## GOAL
Print the lines of the listing below verbatim from its first line through the line bearing "Karakteristik\\ISO 9126 Dan". Any pictures are to be omitted.

---*---

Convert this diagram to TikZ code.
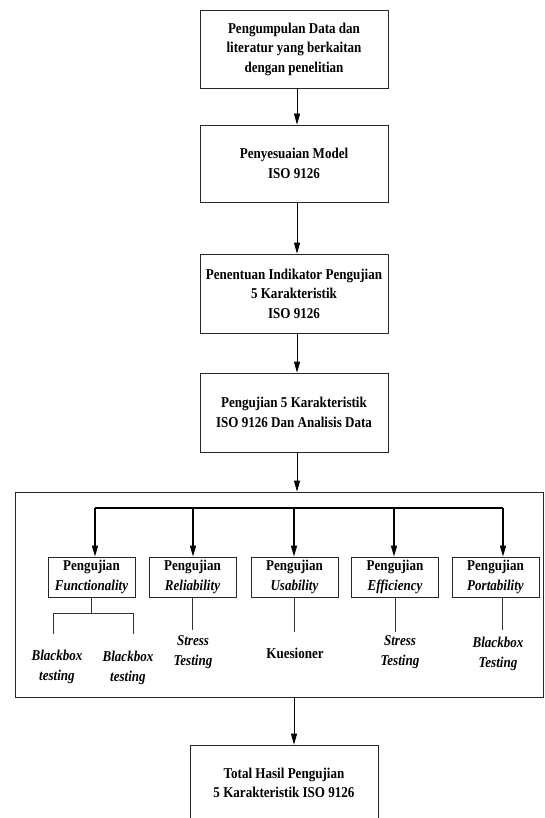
\documentclass[tikz,border=0pt]{standalone}
\usepackage{fontspec}
\setmainfont{Liberation Serif}[FakeStretch=0.87]
\usetikzlibrary{arrows.meta}
\begin{document}
\begin{tikzpicture}[x=1pt,y=-1pt,
  mainbox/.style={draw=black!85, line width=0.8pt, minimum width=188pt, align=center,
    font=\fontsize{15}{19.5}\selectfont\bfseries, inner sep=0pt},
  smallbox/.style={draw=black!85, line width=0.8pt, minimum width=87pt, minimum height=40pt,
    align=center, font=\fontsize{15}{20}\selectfont\bfseries, inner sep=0pt},
  lbl/.style={align=center, font=\fontsize{15}{20}\selectfont\bfseries\itshape, inner sep=0pt},
  arr/.style={-{Triangle[length=11pt,width=6pt]}, line width=0.8pt},
  bus/.style={line width=1.4pt},
  thinline/.style={line width=0.7pt, black!80}]

\useasboundingbox (0,0) rectangle (544,818);

% main column
\node[mainbox, minimum height=78pt] (b1) at (294,49)
  {Pengumpulan Data dan\\literatur yang  berkaitan\\dengan penelitian};
\node[mainbox, minimum height=77pt] (b2) at (294,163.5)
  {Penyesuaian Model\\ISO 9126};
\node[mainbox, minimum height=79pt] (b3) at (294,293.5)
  {Penentuan Indikator Pengujian\\5 Karakteristik\\ISO 9126};
\node[mainbox, minimum height=79pt] (b4) at (294,412.5)
  {Pengujian 5 Karakteristik\\ISO 9126 Dan Analisis Data};

\coordinate (col) at (297,0);
\draw[arr] (col |- b1.south) -- (col |- b2.north);
\draw[arr] (col |- b2.south) -- (col |- b3.north);
\draw[arr] (col |- b3.south) -- (col |- b4.north);

% frame
\node[draw=black!85, line width=0.8pt, minimum width=528pt, minimum height=205pt, inner sep=0pt]
  (frame) at (279,594.5) {};
\draw[arr] (col |- b4.south) -- (col |- frame.north);

% small boxes
\node[smallbox] (s1) at (91.5,577) {Pengujian\\\textit{Functionality}};
\node[smallbox] (s2) at (192.5,577) {Pengujian\\\textit{Reliability}};
\node[smallbox] (s3) at (294.5,577) {Pengujian\\\textit{Usability}};
\node[smallbox] (s4) at (395,577) {Pengujian\\\textit{Efficiency}};
\node[smallbox] (s5) at (495.5,577) {Pengujian\\\textit{Portability}};

% bus
\coordinate (k1) at (95,508);
\coordinate (k2) at (193,508);
\coordinate (k3) at (294,508);
\coordinate (k4) at (394,508);
\coordinate (k5) at (503,508);
\draw[bus] (k1) -- (k5);
\foreach \i in {1,...,5}{
  \draw[arr, bus] (k\i) -- (k\i |- s\i.north);
}

% lines below small boxes
\coordinate (fl) at (53,613);
\coordinate (fr) at (133,613);
\coordinate (flb) at (53,634);
\coordinate (frb) at (133,634);
\draw[thinline] (s1.south) -- (s1.south |- fl);
\draw[thinline] (flb) -- (fl) -- (fr) -- (frb);
\draw[thinline] (s2.south) -- ++(0,33);
\draw[thinline] (s3.south) -- ++(0,35);
\draw[thinline] (s4.south) -- ++(0,35);
\coordinate (e5) at (502,630);
\draw[thinline] (e5 |- s5.south) -- (e5);

% labels
\node[lbl] (t1a) at (57,667) {Blackbox\\testing};
\node[lbl] (t1b) at (128,668) {Blackbox\\testing};
\node[lbl] (t2) at (193,652) {Stress\\Testing};
\node[lbl, font=\fontsize{15}{20}\selectfont\bfseries] (t3) at (295,653) {Kuesioner};
\node[lbl] (t4) at (400,652) {Stress\\Testing};
\node[lbl] (t5) at (498,654) {Blackbox\\Testing};

% final box
\node[mainbox, minimum height=76pt] (fin) at (284,783)
  {Total Hasil Pengujian\\5 Karakteristik ISO 9126};
\coordinate (fa) at (294,0);
\draw[arr] (fa |- frame.south) -- (fa |- fin.north);
\end{tikzpicture}
\end{document}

---*---

## EXERCISE OUTPUT
Convert this diagram to TikZ code.
\documentclass[tikz,border=0pt]{standalone}
\usepackage{fontspec}
\setmainfont{Liberation Serif}[FakeStretch=0.87]
\usetikzlibrary{arrows.meta}
\begin{document}
\begin{tikzpicture}[x=1pt,y=-1pt,
  mainbox/.style={draw=black!85, line width=0.8pt, minimum width=188pt, align=center,
    font=\fontsize{15}{19.5}\selectfont\bfseries, inner sep=0pt},
  smallbox/.style={draw=black!85, line width=0.8pt, minimum width=87pt, minimum height=40pt,
    align=center, font=\fontsize{15}{20}\selectfont\bfseries, inner sep=0pt},
  lbl/.style={align=center, font=\fontsize{15}{20}\selectfont\bfseries\itshape, inner sep=0pt},
  arr/.style={-{Triangle[length=11pt,width=6pt]}, line width=0.8pt},
  bus/.style={line width=1.4pt},
  thinline/.style={line width=0.7pt, black!80}]

\useasboundingbox (0,0) rectangle (544,818);

% main column
\node[mainbox, minimum height=78pt] (b1) at (294,49)
  {Pengumpulan Data dan\\literatur yang  berkaitan\\dengan penelitian};
\node[mainbox, minimum height=77pt] (b2) at (294,163.5)
  {Penyesuaian Model\\ISO 9126};
\node[mainbox, minimum height=79pt] (b3) at (294,293.5)
  {Penentuan Indikator Pengujian\\5 Karakteristik\\ISO 9126};
\node[mainbox, minimum height=79pt] (b4) at (294,412.5)
  {Pengujian 5 Karakteristik\\ISO 9126 Dan Analisis Data};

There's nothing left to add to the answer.